Est-ce la paresse politique et le manque d’intérêt qui permettent à cette grotesque bévue de perdurer ?
Par Peter Cohen, a l’occasion de la Conference sur La Culture de Cannabis dans les Pays Bas en 2007.
« Le sujet que je souhaiterais aborder aujourd’hui est la culture de l’interdit du cannabis. Mon but principal n’est pas tant d’explorer d’où vient cette culture que d’explorer les raisons de sa persistance. L’interdit, apparu il y a longtemps en marge des consultations sur l’opium dans le cadre de la Ligue des Nations dans les années 1920, s’est maintenu depuis, en dépit de hauts et de bas dans les domaines culturels ou économiques.
Mon intention initiale était de rendre compte en détail de ces délibérations menées à Genève. Mais j’ai finalement décidé qu’elles n’avaient plus d’importance. Ce qui importe est que l’interdit est toujours en vigueur, et il faut reconnaître qu’il permet d’atteindre certains objectifs. Je vais donc m’efforcer de définir ces objectifs. Mon but principal n’est pas de répondre aux questions relatives aux dangers supposés de l’utilisation du cannabis. Il est clair que ces dangers peuvent ne pas être les mêmes en Grèce, en Suède ou en Belgique, et ils peuvent avoir changé de diverses manières dans chaque pays ou culture politique entre 1936 et 2007. Je reviendrai sur les soi-disant dangers du cannabis dans un instant, pour indiquer ce que certains des chercheurs que j’ai consultés en Suède, en France et au Royaume-Uni m’ont dit de la manière dont ces dangers sont définis dans leur propre pays.
Mais comme je l’ai dit, décrire ces dangers et les réfuter n’est pas mon objectif principal aujourd’hui. Ce que je veux faire ici est décrire de manière générale la fonction principale de l’interdit du cannabis, quelle que soit la zone géographique, ostensiblement justifié en invoquant une version des dangers en vogue à un moment particulier.
Laissez-moi expliquer d’abord que j’utilise la phrase « la culture de l’interdit du cannabis » en référence à un ensemble d’histoires à propos des démons du cannabis, considérées comme vraies, qu’il n’est pas permis de tester sérieusement pour vérifier leur validité, qui se transmettent et se répètent dans les divers systèmes et structures politiques que nous avons dans le monde, et qui culminent partout dans une forme d’application active de l’interdit du cannabis.
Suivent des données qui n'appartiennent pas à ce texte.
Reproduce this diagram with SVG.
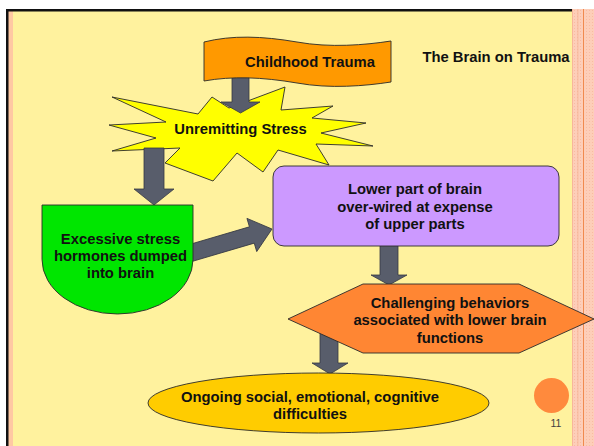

Dans ce processus, les histoires se mêlent de différentes manières, selon des développements historiques complexes dans les divers systèmes politiques. L’exposé de Tim Boekhout van Solinge, « Dealing with drugs in Europe », l’a démontré de manière convaincante pour la Suède, la France et les Pays-Bas.
Jerome Himmelstein a fait une autre observation fascinante à propos de la nature de ces histoires concernant les dangers du cannabis. Dans son article fameux, « From killer-weed to drop-out drug », il décrit la période assez courte pendant laquelle l’interdit du cannabis a été en vigueur aux Etats-Unis, et discute les arguments utilisés pour le justifier. Tandis que pendant les premières années de l’interdit, les années 1930, les Américains accusaient le cannabis d’être facteur de violence, de viol et de perversion sexuelle, dans les années 1960 il était défini comme l’un des fondements de la rébellion culturelle de qui a lieu à l’époque. A cette époque il était identifié comme la cause principale de l’« abandon », le manque d’enthousiasme pour la culture américaine dominante de la consommation.En d’autres termes, Himmelstein montre qu’en l’espace de quelques décennies, les raisons sociales et scientifiques de l’interdit invoquées par les Etats-Unis ont complètement changé. Ces changements me paraissent intéressants pour leur rapport avec mon sujet d’aujourd’hui, la survivance de la culture de l’interdit.